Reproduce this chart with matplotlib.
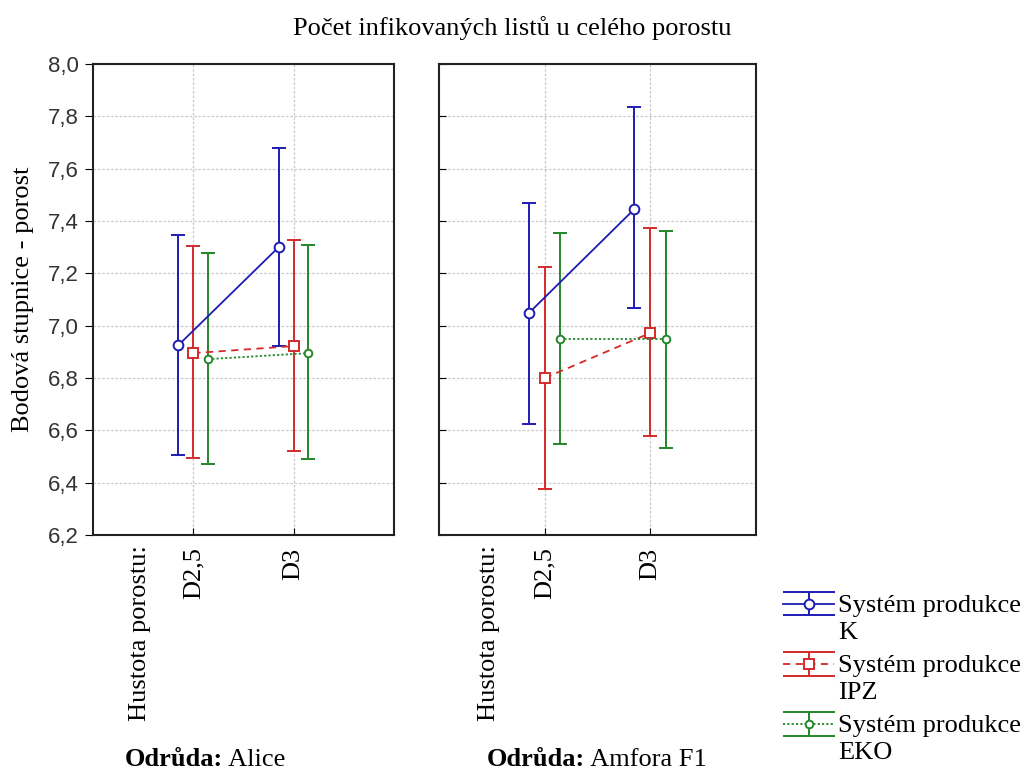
import matplotlib
matplotlib.use("Agg")
import matplotlib.pyplot as plt
import matplotlib.transforms as mtransforms
from matplotlib.legend_handler import HandlerErrorbar
from matplotlib.lines import Line2D

# data: mean and confidence interval limits, order = D2,5 ; D3
hustota = ["D2,5", "D3"]
odrudy = ["Alice", "Amfora F1"]
systemy = ["K", "IPZ", "EKO"]

alice_mean = {"K": [6.925, 7.30], "IPZ": [6.895, 6.922], "EKO": [6.872, 6.895]}
alice_low = {"K": [6.506, 6.922], "IPZ": [6.494, 6.521], "EKO": [6.470, 6.490]}
alice_high = {"K": [7.346, 7.679], "IPZ": [7.304, 7.327], "EKO": [7.278, 7.308]}

amfora_mean = {"K": [7.048, 7.446], "IPZ": [6.800, 6.972], "EKO": [6.949, 6.949]}
amfora_low = {"K": [6.624, 7.067], "IPZ": [6.376, 6.578], "EKO": [6.548, 6.533]}
amfora_high = {"K": [7.469, 7.835], "IPZ": [7.224, 7.373], "EKO": [7.354, 7.360]}

colors = {"K": "#1c1cb4", "IPZ": "#d42a2a", "EKO": "#23862a"}
markers = {"K": "o", "IPZ": "s", "EKO": "o"}
msizes = {"K": 7, "IPZ": 6.5, "EKO": 5.5}
lstyles = {"K": "-", "IPZ": (0, (4, 3)), "EKO": (0, (1.2, 1.2))}
offsets = {"K": -0.15, "IPZ": 0.0, "EKO": 0.145}

serif = "Liberation Serif"
sans = "Liberation Sans"
fs = 19


class WideCapHandler(HandlerErrorbar):
    # legend caps as wide as the whole handle, handle beside the first text line
    def create_artists(self, legend, orig_handle, xdescent, ydescent, width, height,
                       fontsize, trans):
        trans = mtransforms.Affine2D().translate(0, 11) + trans
        arts = super().create_artists(legend, orig_handle, xdescent, ydescent, width,
                                      height, fontsize, trans)
        for a in arts:
            if isinstance(a, Line2D) and a.get_marker() == "_":
                a.set_markersize(width)
        return arts


fig = plt.figure(figsize=(10.25, 7.71), dpi=100)
ax1 = fig.add_axes([93 / 1025, 1 - 535 / 771, 301 / 1025, 471 / 771])
ax2 = fig.add_axes([439 / 1025, 1 - 535 / 771, 317 / 1025, 471 / 771])

handles = []
for ax, means, lows, highs in [
    (ax1, alice_mean, alice_low, alice_high),
    (ax2, amfora_mean, amfora_low, amfora_high),
]:
    for s in systemy:
        xs = [i + 1 + offsets[s] for i in range(len(hustota))]
        m = means[s]
        err = [[m[i] - lows[s][i] for i in range(2)], [highs[s][i] - m[i] for i in range(2)]]
        eb = ax.errorbar(xs, m, yerr=err, color=colors[s], ls=lstyles[s], lw=1.3,
                         marker=markers[s], ms=msizes[s], mfc="white", mec=colors[s],
                         mew=1.4, capsize=5, elinewidth=1.4, capthick=1.4, zorder=3)
        if ax is ax1:
            handles.append(eb)
    ax.set_xlim(0, 3)
    ax.set_ylim(6.2, 8.0)
    ax.set_yticks([6.2 + 0.2 * i for i in range(10)])
    ax.set_xticks([1, 2])
    ax.set_xticklabels(hustota, rotation=90, fontfamily=serif, fontsize=fs)
    ax.grid(True, color="#c8c8c8", ls=(0, (2, 1.5)), lw=0.9)
    ax.set_axisbelow(True)
    for sp in ax.spines.values():
        sp.set_linewidth(1.5)
        sp.set_color("#222222")
    ax.tick_params(axis="x", direction="in", length=5, pad=9)
    trans = mtransforms.blended_transform_factory(ax.transData, ax.transAxes)
    ax.text(0.47, -0.021, "Hustota porostu:", transform=trans, rotation=90,
            ha="center", va="top", fontfamily=serif, fontsize=fs)

ax1.set_yticklabels([f"{6.2 + 0.2 * i:.1f}".replace(".", ",") for i in range(10)],
                    fontfamily=sans, fontsize=16, color="#333333")
ax1.tick_params(axis="y", direction="out", length=6, pad=4)
ax2.tick_params(axis="y", direction="in", length=5, labelleft=False)
ax1.set_ylabel("Bodová stupnice - porost", fontfamily=serif, fontsize=fs)
ax1.yaxis.set_label_coords(-59 / 301, 0.5)

fig.text(512 / 1025, 1 - 28 / 771, "Počet infikovaných listů u celého porostu",
         ha="center", va="center", fontfamily=serif, fontsize=fs)

# popisky odrůd: tučné "Odrůda:" + název
for x0, name in [(125 / 1025, odrudy[0]), (487 / 1025, odrudy[1])]:
    t = fig.text(x0, 0.006, "Odrůda:", ha="left", va="baseline",
                 fontfamily=serif, fontsize=fs, fontweight="bold")
    fig.add_artist(plt.Annotation(" " + name, xy=(1, 0), xycoords=t, va="bottom",
                                  ha="left", fontfamily=serif, fontsize=fs,
                                  annotation_clip=False))

labels = ["Systém produkce\n" + s for s in systemy]
leg = fig.legend(handles, labels, loc="upper left", bbox_to_anchor=(783 / 1025, 1 - 595 / 771),
                 frameon=False, prop={"family": serif, "size": fs}, handlelength=1.95,
                 handletextpad=0.15, labelspacing=0.42, borderaxespad=0, borderpad=0,
                 handler_map={type(handles[0]): WideCapHandler(yerr_size=0.45)})
for t in leg.get_texts():
    t.set_linespacing(1.3)

fig.savefig("out.png", dpi=100)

Aim: Repeat the listing above exactly from its first line to the line containing "from matplotlib.lines import Line2D", both included, and omit the pictures.

Solution:
Reproduce this chart with matplotlib.
import matplotlib
matplotlib.use("Agg")
import matplotlib.pyplot as plt
import matplotlib.transforms as mtransforms
from matplotlib.legend_handler import HandlerErrorbar
from matplotlib.lines import Line2D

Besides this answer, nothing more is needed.